Wiley's Wisdom

Joy: From the Ground Up

My answer? I sleep smiling December 29, 2012

I saw one of those humane society commercials on the moving picture window today. You know the one…melancholy melodies, forlorn faces, and tear-jerking thoughts illustrating the unfortunate struggles of beaten, abused and neglected animals. If dogs could cry, I would have been bawling like a baby (my mom sure did).

Instead, I did what I always do when animals make an appearance on what my mom calls the television…I whined my most heartfelt of whines and even barked a little bit. (I don’t ever bark, except when animals show up on the television). “I will be the answer at the end of the line. I will be there for you while you take the time,” Sarah McLachlan swoons in the background of the commercial, “…Cast me gently into morning for the night has been unkind. Take me to a place so holy that I can wash this from my mind…”

I’m no stranger to beatings, abuse and neglect. I’ve endured the pain of being kicked to the side and whipped with a leather belt for going outside inside…even though I tried my hardest to hold it for four days without being let out. I’ve felt the misery of being discarded on the side of the road with no place to go, and more importantly no one to love me. I’ve wandered the streets in the freezing cold Wisconsin winters searching for shelter.  I’ve served time behind bars and cages. I know beatings, abuse and neglect. And it breaks my heart to see such a stark reminder that there are so many animals starving, without homes, or worse – in abusive, unloving or neglectful homes.

Its the kind of thing that I occasionally have nightmares about…images of my past haunt me, but thinking about those who live that horror in the present makes me realized how blessed I am. After everything I’ve lived through…the lyrics of the song in that commercial… “the memory of choosing not to fight”… .I sleep smiling because my parents gave me the best gift I could ever have asked for – a loving home. I found my answer. What’s yours?

 

More People Have Gone to Hell on Their Buts… December 27, 2012

“Two roads diverged in a wood, and I… I took the one less traveled by, and that has made all the difference.” These very famous words penned by Robert Frost in the 1920s’ “The Road Not Taken” took me on a trip down memory lane today. It started during my afternoon nap…a memory of a warm summer day a few months ago when mom took me on a special walk. I remember I was so excited because we went for a car ride too. Oh, how I love exploring the world! I do my best thinking while I’m out in the great outdoors with the wind in my fur and the world at my paws.IMG_20110504_154627

Padding along that trail, I found myself thinking of Frost and his decision to take the road less travelled. Granted, I do not make many decisions in life (thank goodness I have my parents for that), but I see the value in making the right ones. But therein lies the question…how do you know if a choice is the “right” one?

It seems to me that taking the occasional risk in life would be exciting (albeit challenging). I bear witness to my parents discussing things on such a regular basis, and I’ve got to say – there are a lot of buts in their lives. “I would do that, but…” or “Let’s go there someday, but…”

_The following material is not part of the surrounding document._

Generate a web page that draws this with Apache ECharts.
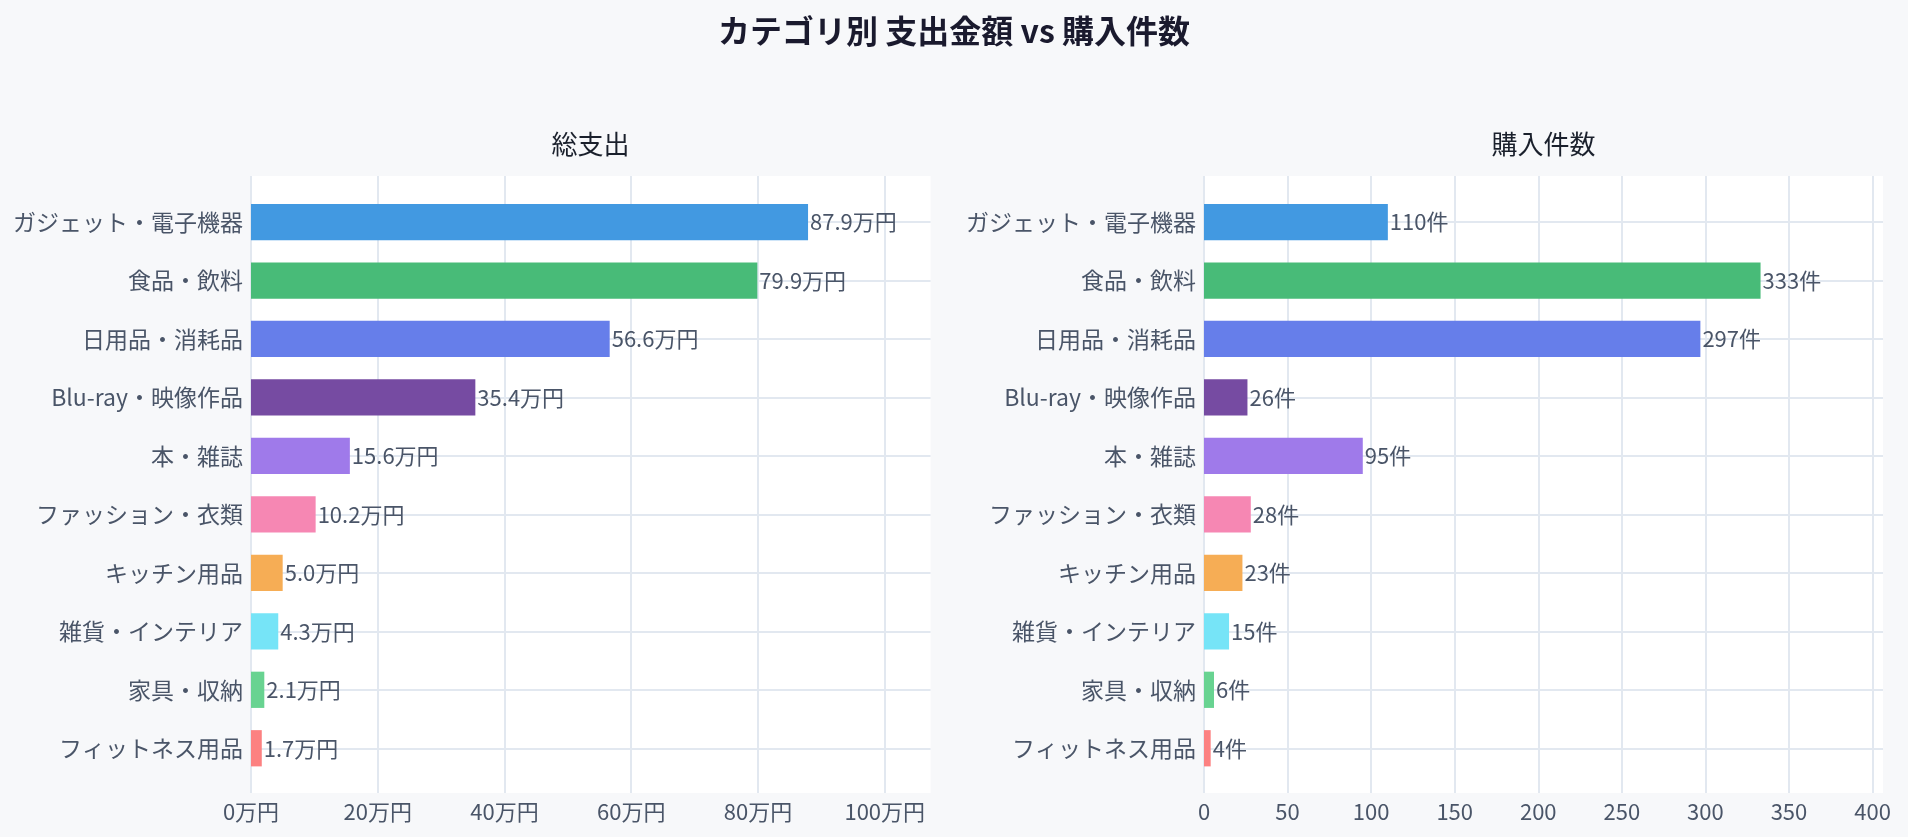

If I could, I would remind them of a funny thing I heard mom’s grandma say when she was over one time: “more people go to hell on their buts.” All right, I’ll admit it – as the occasional sniffer of canine butts, I found some humor in her commentary. But that kind of ironically philosophical wisdom is hard for me to pass up. What I take from those silly (yet brilliant) words is that it is a waste of life not to take chances, not to take the occasional left turn instead of going the same old “right” way.

It reminds me a bit of the paradox involving a very wise cat. Devised by Erwin Schrodinger in 1935 (not so long after Frost commented on the value of novelty in life), the thought experiment known by physicists as “Schrodinger’s cat” presented a feline who was placed in a box with a vile of poison. In theory the cat could be considered both dead and alive and only through opening the box could one would discover the cat’s fate. Like Frost’s challenge to take the road less travelled, Schrodinger’s experiment challenged scientific thoughts of the time. By implying that the cat is simultaneously dead and alive, the experiment brought into question that the cat cannot actually be both at the same time. Ahead of their time, Frost and Schrodinger alike offered reflections on the value in taking chances.

So let us take that road less travelled. Let us open that box to find out what’s inside. Let us not go to hell on our buts.